# Task description
Restate the records below word for word.

— Start Task inputs —

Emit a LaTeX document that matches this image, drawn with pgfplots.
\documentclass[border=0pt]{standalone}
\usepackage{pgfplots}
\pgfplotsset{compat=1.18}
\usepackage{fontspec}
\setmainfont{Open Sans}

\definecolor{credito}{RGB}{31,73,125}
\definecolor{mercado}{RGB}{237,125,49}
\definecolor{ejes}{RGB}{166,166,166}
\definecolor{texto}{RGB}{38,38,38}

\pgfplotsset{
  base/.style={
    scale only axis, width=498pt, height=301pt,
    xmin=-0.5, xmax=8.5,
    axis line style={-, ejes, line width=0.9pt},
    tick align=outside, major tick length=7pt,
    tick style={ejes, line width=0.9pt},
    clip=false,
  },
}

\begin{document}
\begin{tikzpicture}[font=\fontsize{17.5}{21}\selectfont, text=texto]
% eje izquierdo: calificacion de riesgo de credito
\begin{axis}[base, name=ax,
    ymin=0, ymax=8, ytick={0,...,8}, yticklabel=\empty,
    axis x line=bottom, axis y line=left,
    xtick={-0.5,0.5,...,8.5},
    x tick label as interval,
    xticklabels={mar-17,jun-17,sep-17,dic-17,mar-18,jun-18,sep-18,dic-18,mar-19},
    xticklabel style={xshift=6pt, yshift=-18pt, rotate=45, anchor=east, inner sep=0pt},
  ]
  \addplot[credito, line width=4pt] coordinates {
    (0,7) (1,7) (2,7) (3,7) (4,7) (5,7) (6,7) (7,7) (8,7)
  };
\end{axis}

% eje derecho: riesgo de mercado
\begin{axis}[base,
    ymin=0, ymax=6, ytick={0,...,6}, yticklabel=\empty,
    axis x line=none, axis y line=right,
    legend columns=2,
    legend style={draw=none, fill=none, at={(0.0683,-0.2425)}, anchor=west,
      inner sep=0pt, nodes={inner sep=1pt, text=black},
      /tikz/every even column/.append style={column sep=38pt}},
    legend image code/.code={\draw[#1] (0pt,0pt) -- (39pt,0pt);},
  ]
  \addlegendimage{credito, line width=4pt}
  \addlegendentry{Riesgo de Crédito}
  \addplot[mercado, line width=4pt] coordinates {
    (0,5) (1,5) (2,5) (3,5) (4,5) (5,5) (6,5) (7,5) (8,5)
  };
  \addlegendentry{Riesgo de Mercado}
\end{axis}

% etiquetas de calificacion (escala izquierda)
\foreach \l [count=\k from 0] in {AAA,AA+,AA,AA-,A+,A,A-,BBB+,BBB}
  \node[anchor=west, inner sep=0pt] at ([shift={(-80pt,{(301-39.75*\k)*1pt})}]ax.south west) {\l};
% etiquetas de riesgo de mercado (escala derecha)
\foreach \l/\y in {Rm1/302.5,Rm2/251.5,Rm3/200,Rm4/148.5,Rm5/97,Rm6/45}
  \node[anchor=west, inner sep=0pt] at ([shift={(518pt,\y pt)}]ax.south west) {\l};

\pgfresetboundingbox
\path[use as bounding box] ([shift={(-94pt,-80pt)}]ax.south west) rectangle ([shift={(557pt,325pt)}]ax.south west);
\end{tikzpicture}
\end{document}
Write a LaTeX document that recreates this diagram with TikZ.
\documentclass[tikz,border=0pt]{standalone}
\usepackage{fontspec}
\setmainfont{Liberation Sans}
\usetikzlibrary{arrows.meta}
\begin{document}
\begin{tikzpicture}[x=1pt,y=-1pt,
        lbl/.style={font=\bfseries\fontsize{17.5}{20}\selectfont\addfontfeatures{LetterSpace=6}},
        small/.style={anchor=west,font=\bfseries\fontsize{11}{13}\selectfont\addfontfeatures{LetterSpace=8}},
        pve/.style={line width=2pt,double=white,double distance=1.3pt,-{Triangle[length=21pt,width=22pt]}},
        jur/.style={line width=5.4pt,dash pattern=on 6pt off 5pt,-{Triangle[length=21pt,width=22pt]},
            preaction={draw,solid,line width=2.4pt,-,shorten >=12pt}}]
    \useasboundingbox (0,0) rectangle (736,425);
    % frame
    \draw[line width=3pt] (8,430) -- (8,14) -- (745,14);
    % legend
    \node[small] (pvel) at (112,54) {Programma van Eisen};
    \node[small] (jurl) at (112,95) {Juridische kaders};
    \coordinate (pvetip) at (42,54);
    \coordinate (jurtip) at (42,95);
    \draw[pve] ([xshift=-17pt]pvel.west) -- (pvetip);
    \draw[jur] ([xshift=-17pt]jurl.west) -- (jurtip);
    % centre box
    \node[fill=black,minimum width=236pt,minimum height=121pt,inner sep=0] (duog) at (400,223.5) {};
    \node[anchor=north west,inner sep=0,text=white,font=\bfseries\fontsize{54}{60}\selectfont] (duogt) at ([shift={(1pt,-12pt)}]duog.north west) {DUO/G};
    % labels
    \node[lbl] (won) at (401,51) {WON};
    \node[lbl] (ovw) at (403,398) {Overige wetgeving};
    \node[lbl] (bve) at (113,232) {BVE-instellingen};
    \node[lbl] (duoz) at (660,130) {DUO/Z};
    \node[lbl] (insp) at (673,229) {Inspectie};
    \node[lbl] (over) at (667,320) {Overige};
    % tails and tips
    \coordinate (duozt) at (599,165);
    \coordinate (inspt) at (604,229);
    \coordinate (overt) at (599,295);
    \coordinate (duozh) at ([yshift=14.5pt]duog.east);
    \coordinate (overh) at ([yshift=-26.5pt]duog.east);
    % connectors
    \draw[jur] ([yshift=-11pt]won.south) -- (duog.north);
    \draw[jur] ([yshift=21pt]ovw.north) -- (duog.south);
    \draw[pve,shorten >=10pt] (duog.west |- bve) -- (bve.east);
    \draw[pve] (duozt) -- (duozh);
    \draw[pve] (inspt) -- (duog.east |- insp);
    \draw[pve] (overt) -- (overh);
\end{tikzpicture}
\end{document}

— End Task inputs —

# Complete response
Emit a LaTeX document that matches this image, drawn with pgfplots.
\documentclass[border=0pt]{standalone}
\usepackage{pgfplots}
\pgfplotsset{compat=1.18}
\usepackage{fontspec}
\setmainfont{Open Sans}

\definecolor{credito}{RGB}{31,73,125}
\definecolor{mercado}{RGB}{237,125,49}
\definecolor{ejes}{RGB}{166,166,166}
\definecolor{texto}{RGB}{38,38,38}

\pgfplotsset{
  base/.style={
    scale only axis, width=498pt, height=301pt,
    xmin=-0.5, xmax=8.5,
    axis line style={-, ejes, line width=0.9pt},
    tick align=outside, major tick length=7pt,
    tick style={ejes, line width=0.9pt},
    clip=false,
  },
}

\begin{document}
\begin{tikzpicture}[font=\fontsize{17.5}{21}\selectfont, text=texto]
% eje izquierdo: calificacion de riesgo de credito
\begin{axis}[base, name=ax,
    ymin=0, ymax=8, ytick={0,...,8}, yticklabel=\empty,
    axis x line=bottom, axis y line=left,
    xtick={-0.5,0.5,...,8.5},
    x tick label as interval,
    xticklabels={mar-17,jun-17,sep-17,dic-17,mar-18,jun-18,sep-18,dic-18,mar-19},
    xticklabel style={xshift=6pt, yshift=-18pt, rotate=45, anchor=east, inner sep=0pt},
  ]
  \addplot[credito, line width=4pt] coordinates {
    (0,7) (1,7) (2,7) (3,7) (4,7) (5,7) (6,7) (7,7) (8,7)
  };
\end{axis}

% eje derecho: riesgo de mercado
\begin{axis}[base,
    ymin=0, ymax=6, ytick={0,...,6}, yticklabel=\empty,
    axis x line=none, axis y line=right,
    legend columns=2,
    legend style={draw=none, fill=none, at={(0.0683,-0.2425)}, anchor=west,
      inner sep=0pt, nodes={inner sep=1pt, text=black},
      /tikz/every even column/.append style={column sep=38pt}},
    legend image code/.code={\draw[#1] (0pt,0pt) -- (39pt,0pt);},
  ]
  \addlegendimage{credito, line width=4pt}
  \addlegendentry{Riesgo de Crédito}
  \addplot[mercado, line width=4pt] coordinates {
    (0,5) (1,5) (2,5) (3,5) (4,5) (5,5) (6,5) (7,5) (8,5)
  };
  \addlegendentry{Riesgo de Mercado}
\end{axis}

% etiquetas de calificacion (escala izquierda)
\foreach \l [count=\k from 0] in {AAA,AA+,AA,AA-,A+,A,A-,BBB+,BBB}
  \node[anchor=west, inner sep=0pt] at ([shift={(-80pt,{(301-39.75*\k)*1pt})}]ax.south west) {\l};
% etiquetas de riesgo de mercado (escala derecha)
\foreach \l/\y in {Rm1/302.5,Rm2/251.5,Rm3/200,Rm4/148.5,Rm5/97,Rm6/45}
  \node[anchor=west, inner sep=0pt] at ([shift={(518pt,\y pt)}]ax.south west) {\l};

\pgfresetboundingbox
\path[use as bounding box] ([shift={(-94pt,-80pt)}]ax.south west) rectangle ([shift={(557pt,325pt)}]ax.south west);
\end{tikzpicture}
\end{document}
Write a LaTeX document that recreates this diagram with TikZ.
\documentclass[tikz,border=0pt]{standalone}
\usepackage{fontspec}
\setmainfont{Liberation Sans}
\usetikzlibrary{arrows.meta}
\begin{document}
\begin{tikzpicture}[x=1pt,y=-1pt,
        lbl/.style={font=\bfseries\fontsize{17.5}{20}\selectfont\addfontfeatures{LetterSpace=6}},
        small/.style={anchor=west,font=\bfseries\fontsize{11}{13}\selectfont\addfontfeatures{LetterSpace=8}},
        pve/.style={line width=2pt,double=white,double distance=1.3pt,-{Triangle[length=21pt,width=22pt]}},
        jur/.style={line width=5.4pt,dash pattern=on 6pt off 5pt,-{Triangle[length=21pt,width=22pt]},
            preaction={draw,solid,line width=2.4pt,-,shorten >=12pt}}]
    \useasboundingbox (0,0) rectangle (736,425);
    % frame
    \draw[line width=3pt] (8,430) -- (8,14) -- (745,14);
    % legend
    \node[small] (pvel) at (112,54) {Programma van Eisen};
    \node[small] (jurl) at (112,95) {Juridische kaders};
    \coordinate (pvetip) at (42,54);
    \coordinate (jurtip) at (42,95);
    \draw[pve] ([xshift=-17pt]pvel.west) -- (pvetip);
    \draw[jur] ([xshift=-17pt]jurl.west) -- (jurtip);
    % centre box
    \node[fill=black,minimum width=236pt,minimum height=121pt,inner sep=0] (duog) at (400,223.5) {};
    \node[anchor=north west,inner sep=0,text=white,font=\bfseries\fontsize{54}{60}\selectfont] (duogt) at ([shift={(1pt,-12pt)}]duog.north west) {DUO/G};
    % labels
    \node[lbl] (won) at (401,51) {WON};
    \node[lbl] (ovw) at (403,398) {Overige wetgeving};
    \node[lbl] (bve) at (113,232) {BVE-instellingen};
    \node[lbl] (duoz) at (660,130) {DUO/Z};
    \node[lbl] (insp) at (673,229) {Inspectie};
    \node[lbl] (over) at (667,320) {Overige};
    % tails and tips
    \coordinate (duozt) at (599,165);
    \coordinate (inspt) at (604,229);
    \coordinate (overt) at (599,295);
    \coordinate (duozh) at ([yshift=14.5pt]duog.east);
    \coordinate (overh) at ([yshift=-26.5pt]duog.east);
    % connectors
    \draw[jur] ([yshift=-11pt]won.south) -- (duog.north);
    \draw[jur] ([yshift=21pt]ovw.north) -- (duog.south);
    \draw[pve,shorten >=10pt] (duog.west |- bve) -- (bve.east);
    \draw[pve] (duozt) -- (duozh);
    \draw[pve] (inspt) -- (duog.east |- insp);
    \draw[pve] (overt) -- (overh);
\end{tikzpicture}
\end{document}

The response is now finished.